Des images belles comme un calendrier des PTT instagramisé : l'âne paissant et, au premier plan, flou, un bouton-d'or ; l'onde chatoyante d'une rivière ; un coq Agfacolor. Enluminé comme son original de M6, Coup de foudre au prochain village est commenté off par le sosie vocal (si, ça existe) de Karine Le Marchand, une certaine Julie Taton. Et se présente comme un speed Amour est dans le pré : le premier jour, les poules débarquent et choisissent leur prétendant parmi trois autochtones ; le deuxième, elles découvrent le métier de leur élu ; le troisième, sa famille ; le quatrième, sa maison ; et le cinquième, soit elles s'enfuient à toutes gambettes vers le bus comme l'ont déjà fait plusieurs déçues au cours de la semaine, soit l'amour, machin, tout ce genre de trucs dégueulasses. Mais gare, TF1 - qui produit la chose en interne - tient serré son angle opposant en permanence les citadines aux campagnards. Faut que ça rentre dans la caboche du téléspectateur. Alors, les filles portent des talons de 15 centimètres. On est comme ça, à la ville. «Pourront-elles, s'interroge la voix off, troquer leurs talons aiguilles contre une paire de bottes ?» On est comme ça, à la campagne, on marche en bottes. Et quand le bus débarque sur la place du village, le groupe folklorique est là pour l'accueillir, flageolets et vielles à l'unisson, tambourinaires au taquet et maire (sans étiquette) en écharpe tricolore. Parce qu'on est comme ça, à la campagne, on joue du flageolet. Voici Ylena, Maeva, Sophia, Diana, Linda, Emna, Laura, Priscilla, Barbara et leurs onze autres copines : elles jaillissent du bus en courant sur leurs hauts talons, agitant dangereusement seins et jupettes au ras du frifri. Parce qu'on est comme ça, à la ville : on a le frifri libre.

Cheptel à talons

Du coup, comment croyez-vous qu'apparaissent alors les trois blédards célibataires ? Naaan, quand même pas perchés sur un véhicule utilitaire ? Quand même pas juchés sur une charrette tirée par des Salers ? Quand même pas à cheval ? Et si. Une fois apprécié cet hommage de TF1 au naturalisme de Robert Flaherty, observons le jeu de l'amour et du hasard mijoté dans la grande poubelle à sangria où Angela Lorente, papesse de la télé-réalité sur la Une, fricasse déjà Qui veut épouser mon fils ? et autres L'amour est aveugle. «L'homme idéal pour moi, avance Sophia, c'est Charles Ingalls.» Suffisait de demander : voilà Christophe, maraîcher, on le verra, «tchimide» ; Laurent, notre DJ de Radio Vallée («Plusse que je vieillis, plusse que j'ai envie d'avoir des enfants»), et Yves, sorte d'homme-loup doté d'une douche extérieure à la cabane sans électricité (et sans télé, brrr) perchée à flanc de montagne. Plus une seule fille à marier à Breil-sur-Roya, «toutes parties pour les grandes villes», informe le commentaire : «Autant dire que nos célibataires breillois ont hâte de voir arriver nos jeunes filles» (autant dire que nous, on appelle direct Faites entrer l'accusé). Chacune choisit son chacun qui embarque son cheptel pour lui faire découvrir les joies de la campagne, de la marche sur galets avec talons (gag), de l'escalade avec talons (walking gag) et la promenade à dos d'âne avec talons (running gag).

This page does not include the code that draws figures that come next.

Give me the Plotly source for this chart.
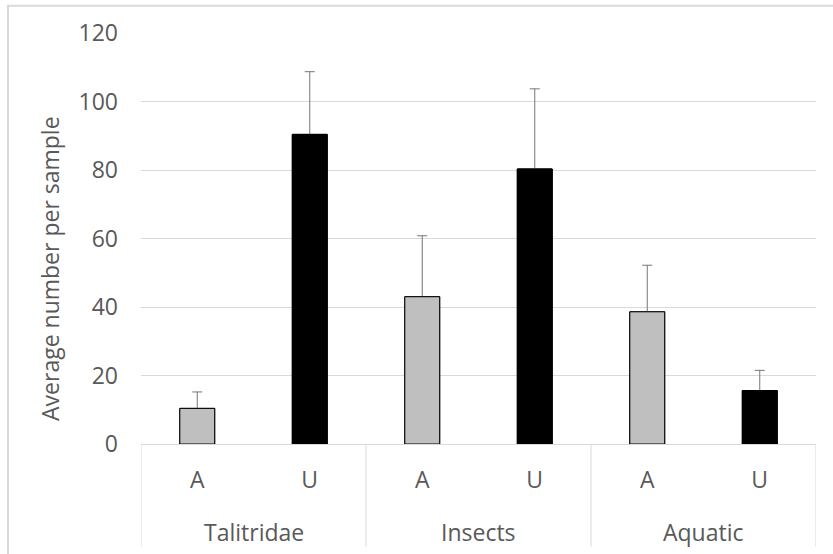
import plotly.graph_objects as go

# Mean counts per sample by taxon group and site type, with one-sided error bars
groups = ["Talitridae", "Insects", "Aquatic"]
site_types = ["A", "U"]
mean_a = [10.4, 43.0, 38.6]
err_a = [4.8, 17.8, 13.6]
mean_u = [90.4, 80.3, 15.6]
err_u = [18.3, 23.4, 5.9]
y_ticks = [0, 20, 40, 60, 80, 100, 120]

font_family = "Open Sans"
text_color = "#595959"
grid_color = "#d9d9d9"
font_size = 23
bar_width = 0.31

# One category per (group, site type), in group order
categories = [f"{g} {s}" for g in groups for s in site_types]
category_text = [s for g in groups for s in site_types]

series = [
    ("A", mean_a, err_a, "#bfbfbf"),
    ("U", mean_u, err_u, "#000000"),
]

fig = go.Figure()

# Error bars sit in a lower layer running down to zero, so only the part
# above each bar stays visible once the bars are drawn over them.
for name, means, errs, color in series:
    fig.add_trace(go.Bar(
        x=[f"{g} {name}" for g in groups],
        y=means,
        width=bar_width,
        marker=dict(color=color, line=dict(color="#000000", width=1)),
        error_y=dict(type="data", symmetric=False, array=errs, arrayminus=means,
                     color="#767676", thickness=1, width=5),
        showlegend=False,
        hoverinfo="skip",
    ))
for name, means, errs, color in series:
    fig.add_trace(go.Bar(
        x=[f"{g} {name}" for g in groups],
        y=means,
        width=bar_width,
        marker=dict(color=color, line=dict(color="#000000", width=1)),
        showlegend=False,
        name=name,
    ))

# Group labels under the A/U labels, with divider lines between groups
n_sub = len(site_types)
label_y = -0.214
divider_bottom = -0.25
annotations = []
shapes = []
for i, g in enumerate(groups):
    annotations.append(dict(
        text=g, xref="x", yref="paper",
        x=i * n_sub + (n_sub - 1) / 2, y=label_y,
        xanchor="center", yanchor="middle", showarrow=False,
        font=dict(family=font_family, size=font_size, color=text_color),
    ))
for k in range(len(groups) + 1):
    shapes.append(dict(
        type="line", xref="x", yref="paper",
        x0=k * n_sub - 0.5, x1=k * n_sub - 0.5, y0=0, y1=divider_bottom,
        line=dict(color=grid_color, width=1),
    ))

annotations.append(dict(
    text="Average number per sample",
    xref="paper", yref="paper",
    x=-0.135, y=0.428,
    xanchor="center", yanchor="middle",
    textangle=-90,
    showarrow=False,
    font=dict(family=font_family, size=font_size, color=text_color),
))
shapes.append(dict(
    type="rect", xref="paper", yref="paper",
    x0=-0.197, x1=1.2, y0=-0.5, y1=1.066,
    line=dict(color=grid_color, width=2),
    fillcolor="rgba(0,0,0,0)",
    layer="below",
))

fig.update_layout(
    width=833,
    height=554,
    margin=dict(l=141, r=17, t=33, b=110),
    barmode="overlay",
    plot_bgcolor="white",
    paper_bgcolor="white",
    font=dict(family=font_family, size=font_size, color=text_color),
    xaxis=dict(
        type="category",
        categoryorder="array",
        categoryarray=categories,
        tickvals=categories,
        ticktext=category_text,
        range=[-0.5, len(categories) - 0.5],
        showline=True,
        linecolor=grid_color,
        linewidth=1,
        ticks="",
        showgrid=False,
        ticklabelstandoff=15,
        tickfont=dict(family=font_family, size=font_size, color=text_color),
    ),
    yaxis=dict(
        range=[0, 120],
        tickvals=y_ticks,
        showgrid=True,
        gridcolor=grid_color,
        gridwidth=1,
        zeroline=False,
        showline=False,
        ticks="",
        ticklabelstandoff=22,
        tickfont=dict(family=font_family, size=font_size, color=text_color),
    ),
    annotations=annotations,
    shapes=shapes,
)

fig.write_html("out.html")
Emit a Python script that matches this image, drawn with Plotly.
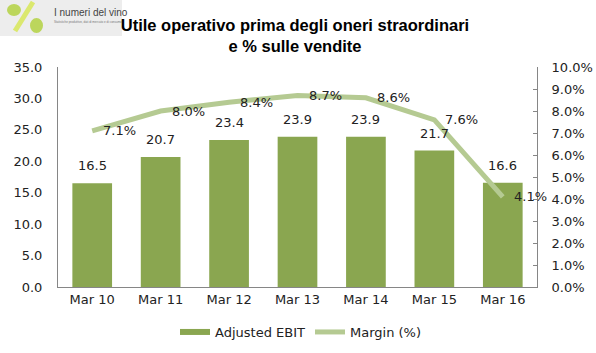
import plotly.graph_objects as go

categories = ["Mar 10", "Mar 11", "Mar 12", "Mar 13", "Mar 14", "Mar 15", "Mar 16"]
ebit = [16.5, 20.7, 23.4, 23.9, 23.9, 21.7, 16.6]
margin = [7.1, 8.0, 8.4, 8.7, 8.6, 7.6, 4.1]
left_ticks = [0, 5, 10, 15, 20, 25, 30, 35]
right_ticks = [0, 1, 2, 3, 4, 5, 6, 7, 8, 9, 10]

W, H = 596, 353
L, R, T, B = 58, 59, 67, 66
pw, ph = W - L - R, H - T - B

BAR_COLOR = "#8aa650"
LINE_COLOR = "#b5ca92"
TXT = dict(family="DejaVu Sans", size=13, color="#222222")

def px(x):
    return (x - L) / pw

def py(y):
    return (H - B - y) / ph

fig = go.Figure()
fig.add_trace(go.Bar(
    x=categories, y=ebit, name="Adjusted EBIT", showlegend=False,
    marker=dict(color=BAR_COLOR, line=dict(width=0)),
))
fig.add_trace(go.Scatter(
    x=categories, y=margin, name="Margin (%)", yaxis="y2", showlegend=False,
    mode="lines", line=dict(color=LINE_COLOR, width=5),
))
# legend-only entries (wide swatches like the reference)
fig.add_trace(go.Scatter(x=[None], y=[None], mode="lines", name="Adjusted EBIT",
                         line=dict(color=BAR_COLOR, width=6)))
fig.add_trace(go.Scatter(x=[None], y=[None], mode="lines", name="Margin (%)",
                         line=dict(color=LINE_COLOR, width=5)))

annotations = [
    dict(x=c, y=v, xref="x", yref="y", text=f"{v:.1f}", showarrow=False,
         yanchor="bottom", yshift=8, font=TXT)
    for c, v in zip(categories, ebit)
]
annotations += [
    dict(x=c, y=v, xref="x", yref="y2", text=f"{v:.1f}%", showarrow=False,
         xanchor="left", yanchor="middle", xshift=9, font=TXT)
    for c, v in zip(categories, margin)
]
annotations += [
    dict(text="I numeri del vino", xref="paper", yref="paper", x=px(52), y=py(12),
         xanchor="left", yanchor="middle", showarrow=False,
         font=dict(family="Liberation Sans", size=10, color="#444444")),
    dict(text="Statistiche produttive, dati di mercato e di consumo", xref="paper", yref="paper",
         x=px(52), y=py(22), xanchor="left", yanchor="middle", showarrow=False,
         font=dict(family="Liberation Sans", size=3, color="#777777")),
]

shapes = [
    dict(type="rect", xref="paper", yref="paper", x0=px(0), x1=px(122), y0=py(36), y1=py(0),
         fillcolor="#ededed", line=dict(width=0), layer="below"),
    dict(type="line", xref="paper", yref="paper", x0=px(15), y0=py(31), x1=px(33), y1=py(2),
         line=dict(color="#dbe86e", width=5)),
    dict(type="circle", xref="paper", yref="paper", x0=px(7), x1=px(21), y0=py(16), y1=py(4),
         fillcolor="#bcd65c", line=dict(width=0)),
    dict(type="circle", xref="paper", yref="paper", x0=px(30), x1=px(43), y0=py(33), y1=py(18),
         fillcolor="#bcd65c", line=dict(width=0)),
]

fig.update_layout(
    width=W, height=H,
    margin=dict(l=L, r=R, t=T, b=B, autoexpand=False),
    paper_bgcolor="white", plot_bgcolor="white",
    bargap=0.42,
    font=TXT,
    title=dict(text="<b>Utile operativo prima degli oneri straordinari<br>e % sulle vendite</b>",
               x=295 / W, xanchor="center", y=1 - 31 / H, yanchor="middle",
               font=dict(family="Liberation Sans Narrow, Liberation Sans", size=16.5, color="#000000")),
    xaxis=dict(range=[-0.5, len(categories) - 0.5], autorange=False,
               showline=True, linecolor="#868686", linewidth=1, ticks="",
               tickfont=dict(size=13), showgrid=False),
    yaxis=dict(range=[0, 35], tickvals=left_ticks, ticktext=[f"{v:.1f}" for v in left_ticks],
               showline=True, linecolor="#868686", showgrid=False, zeroline=False, ticks="",
               ticklabelstandoff=12, tickfont=dict(size=13)),
    yaxis2=dict(range=[0, 10], tickvals=right_ticks, ticktext=[f"{v:.1f}%" for v in right_ticks],
                overlaying="y", side="right", showline=True, linecolor="#868686",
                showgrid=False, zeroline=False, ticks="inside", ticklen=4, tickcolor="#868686",
                ticklabelstandoff=11, tickfont=dict(size=13)),
    legend=dict(orientation="h", x=px(301), xanchor="center", y=py(332), yanchor="middle",
                font=dict(size=13), traceorder="normal", itemwidth=30,
                bgcolor="rgba(0,0,0,0)"),
    showlegend=True,
    shapes=shapes,
    annotations=annotations,
)
fig.write_html("out.html")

Les citadines, dont la moitié semble issue de l'usine à télé-réalité de madame Angela sus-citée, déchantent vite. La Marseillaise Maeva abandonne Christophe : «Je te trouve très gentchil, mais tu as un côté trop tchimide.» Et de remonter dans le bus, non sans approfondir son analyse : il est «trop tchimide». Et puis, ajoute-elle, il y a «son côté tchimide». De même Laurent voit-il partir Linda alors que tout semblait bien engagé («elle me regarde beaucoup avec son regard, Linda»). Yves, lui, s'accroche à Barbara, hôtesse («à bord de yachts ou de jets privés»). C'est qu'elle a un je-ne-sais-quoi, Barbara : «Quand tu lui dis bonjour, c'est un peu comme la fête.» L'habitat naturel d'Yves, elle pourrait s'y faire : «Il y a des chèvres, il y a des cacas, c'est naturel», philosophe-t-elle. Mais voilà, elle fait un peu sa mijaurée : «De là à m'asseoir dans un caca, c'est pas très agréable.» CQFD : sur M6, l'amour est dans le pré ; sur TF1, en plus, il y a du caca.